*Exercise details*.
Copy out each line that includes the word "this".

*Data for the task*.
-------

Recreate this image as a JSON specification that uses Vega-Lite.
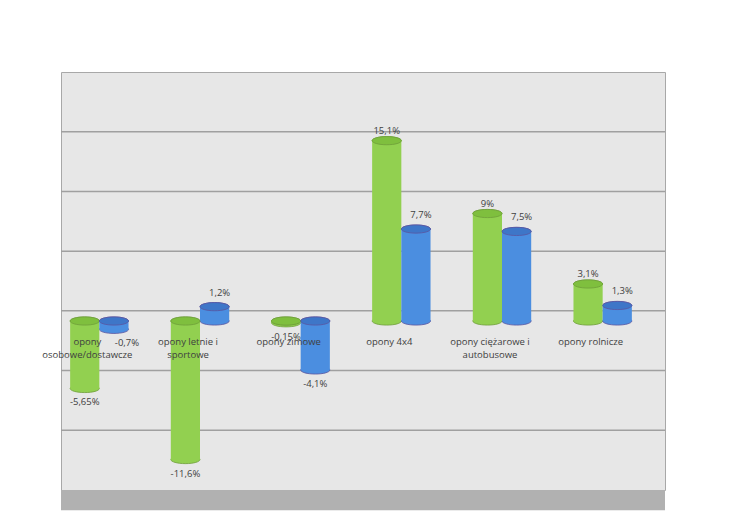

-------

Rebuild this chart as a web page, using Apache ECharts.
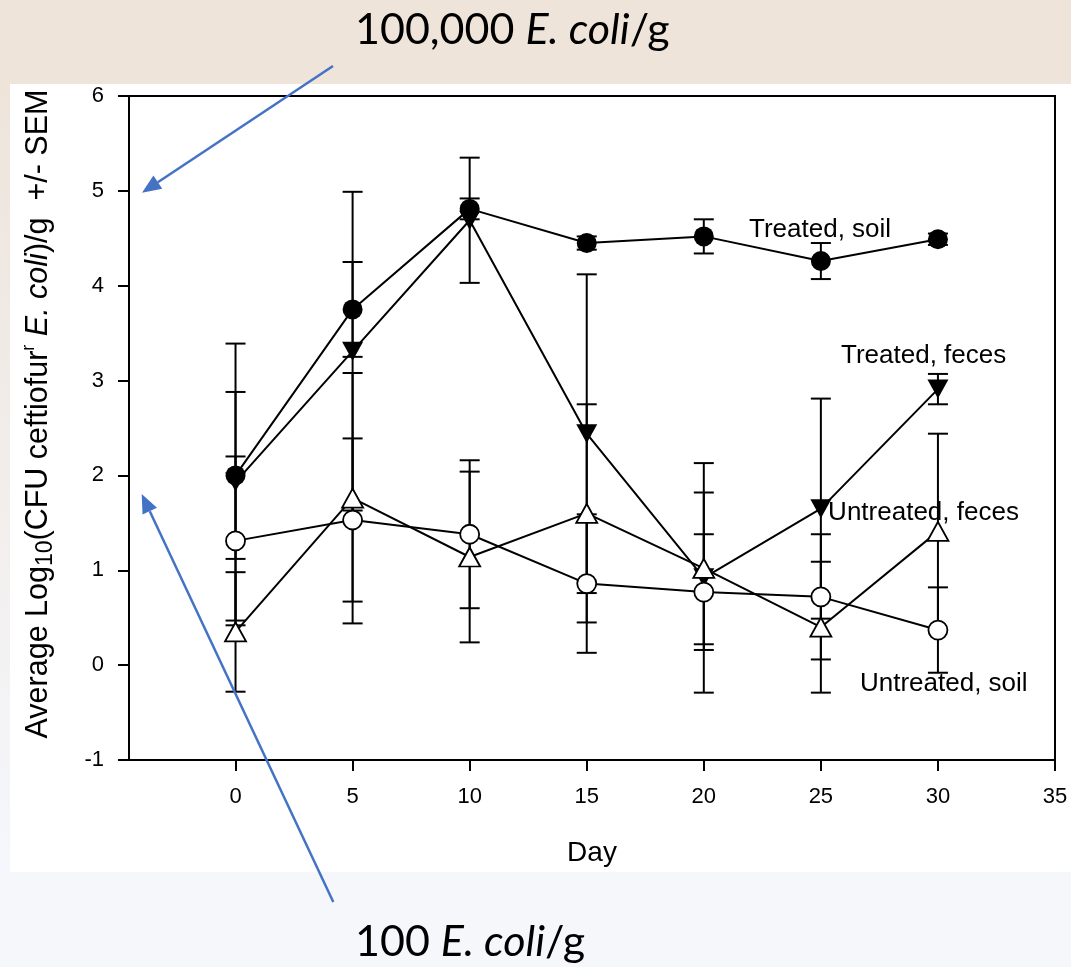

-------

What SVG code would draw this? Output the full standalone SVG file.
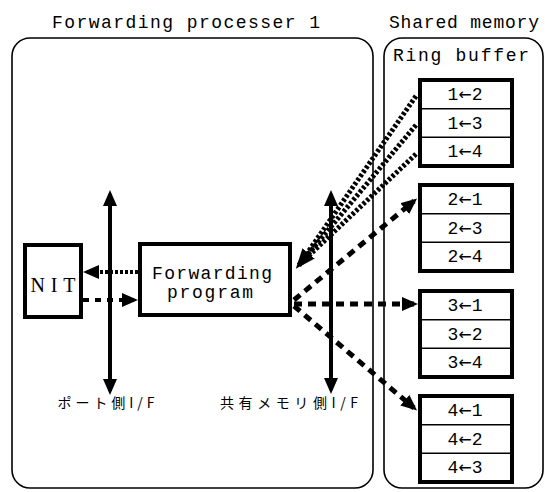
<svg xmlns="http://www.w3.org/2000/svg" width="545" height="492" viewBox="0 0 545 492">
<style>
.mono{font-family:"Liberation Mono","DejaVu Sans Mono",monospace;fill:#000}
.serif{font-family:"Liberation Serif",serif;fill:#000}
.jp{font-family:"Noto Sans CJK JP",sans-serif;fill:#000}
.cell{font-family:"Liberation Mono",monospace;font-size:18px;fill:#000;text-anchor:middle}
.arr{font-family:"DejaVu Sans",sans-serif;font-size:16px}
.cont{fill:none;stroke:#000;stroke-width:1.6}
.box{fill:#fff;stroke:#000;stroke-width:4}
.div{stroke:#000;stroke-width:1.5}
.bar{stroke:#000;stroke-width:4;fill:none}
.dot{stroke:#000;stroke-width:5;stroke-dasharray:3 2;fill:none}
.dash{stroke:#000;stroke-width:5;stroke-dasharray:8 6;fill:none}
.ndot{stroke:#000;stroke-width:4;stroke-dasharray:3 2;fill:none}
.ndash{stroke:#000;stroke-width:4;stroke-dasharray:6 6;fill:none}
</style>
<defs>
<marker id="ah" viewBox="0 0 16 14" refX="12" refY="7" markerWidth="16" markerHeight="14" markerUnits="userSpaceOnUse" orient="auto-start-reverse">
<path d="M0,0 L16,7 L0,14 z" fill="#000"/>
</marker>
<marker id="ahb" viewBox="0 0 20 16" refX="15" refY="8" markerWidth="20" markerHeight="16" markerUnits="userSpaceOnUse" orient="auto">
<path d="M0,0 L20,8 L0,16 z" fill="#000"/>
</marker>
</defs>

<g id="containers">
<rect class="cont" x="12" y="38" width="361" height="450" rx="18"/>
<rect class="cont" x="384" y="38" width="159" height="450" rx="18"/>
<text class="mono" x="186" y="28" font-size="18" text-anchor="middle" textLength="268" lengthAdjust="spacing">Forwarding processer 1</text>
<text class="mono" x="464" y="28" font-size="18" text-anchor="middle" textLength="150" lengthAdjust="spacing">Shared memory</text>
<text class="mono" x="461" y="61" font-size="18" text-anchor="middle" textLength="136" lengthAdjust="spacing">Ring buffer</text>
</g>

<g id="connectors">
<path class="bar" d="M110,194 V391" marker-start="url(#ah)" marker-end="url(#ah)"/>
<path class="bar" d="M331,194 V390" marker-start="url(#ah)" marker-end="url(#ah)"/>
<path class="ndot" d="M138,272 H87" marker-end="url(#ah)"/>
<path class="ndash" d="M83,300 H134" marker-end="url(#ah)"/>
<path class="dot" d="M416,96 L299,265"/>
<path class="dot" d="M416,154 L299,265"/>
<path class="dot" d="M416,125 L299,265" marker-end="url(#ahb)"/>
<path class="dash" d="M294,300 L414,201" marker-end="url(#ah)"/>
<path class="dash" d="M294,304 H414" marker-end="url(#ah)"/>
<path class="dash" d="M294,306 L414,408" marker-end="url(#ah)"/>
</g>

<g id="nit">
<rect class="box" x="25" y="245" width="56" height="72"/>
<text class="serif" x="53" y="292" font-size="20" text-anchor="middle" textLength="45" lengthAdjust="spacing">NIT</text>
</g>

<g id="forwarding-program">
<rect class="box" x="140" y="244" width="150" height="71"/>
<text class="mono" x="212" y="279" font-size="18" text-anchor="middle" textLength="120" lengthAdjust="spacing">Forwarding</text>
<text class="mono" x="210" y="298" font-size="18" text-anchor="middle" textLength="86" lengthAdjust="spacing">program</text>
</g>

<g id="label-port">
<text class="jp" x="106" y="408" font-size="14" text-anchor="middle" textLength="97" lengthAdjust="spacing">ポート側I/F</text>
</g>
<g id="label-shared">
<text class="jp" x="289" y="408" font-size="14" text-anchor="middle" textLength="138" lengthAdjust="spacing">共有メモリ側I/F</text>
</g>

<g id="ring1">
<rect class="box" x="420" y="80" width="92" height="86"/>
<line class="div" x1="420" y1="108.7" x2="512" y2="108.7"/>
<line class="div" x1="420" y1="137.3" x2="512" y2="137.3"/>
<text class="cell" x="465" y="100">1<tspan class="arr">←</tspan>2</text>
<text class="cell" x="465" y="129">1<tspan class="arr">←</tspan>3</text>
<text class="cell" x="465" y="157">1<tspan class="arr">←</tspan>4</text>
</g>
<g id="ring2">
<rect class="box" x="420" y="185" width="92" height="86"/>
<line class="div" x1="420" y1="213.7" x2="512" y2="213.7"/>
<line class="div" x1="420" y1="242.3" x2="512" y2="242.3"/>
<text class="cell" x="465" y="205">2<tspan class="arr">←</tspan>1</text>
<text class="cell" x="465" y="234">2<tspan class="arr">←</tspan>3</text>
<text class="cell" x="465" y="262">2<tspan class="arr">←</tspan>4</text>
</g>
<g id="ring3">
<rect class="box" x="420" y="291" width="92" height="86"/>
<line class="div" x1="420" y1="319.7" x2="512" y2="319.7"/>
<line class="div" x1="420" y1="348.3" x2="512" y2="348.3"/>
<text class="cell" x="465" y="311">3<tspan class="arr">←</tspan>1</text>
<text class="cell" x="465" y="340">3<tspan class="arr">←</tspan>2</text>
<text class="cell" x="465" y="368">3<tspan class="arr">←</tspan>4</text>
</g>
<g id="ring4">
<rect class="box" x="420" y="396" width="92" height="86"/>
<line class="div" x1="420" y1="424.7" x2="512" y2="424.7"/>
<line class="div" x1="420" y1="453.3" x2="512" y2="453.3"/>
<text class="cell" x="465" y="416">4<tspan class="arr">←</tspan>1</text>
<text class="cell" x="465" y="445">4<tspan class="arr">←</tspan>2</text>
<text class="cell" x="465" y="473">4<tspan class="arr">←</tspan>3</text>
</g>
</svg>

-------

*Final result*.
Recreate this image as a JSON specification that uses Vega-Lite.
Rebuild this chart as a web page, using Apache ECharts.
What SVG code would draw this? Output the full standalone SVG file.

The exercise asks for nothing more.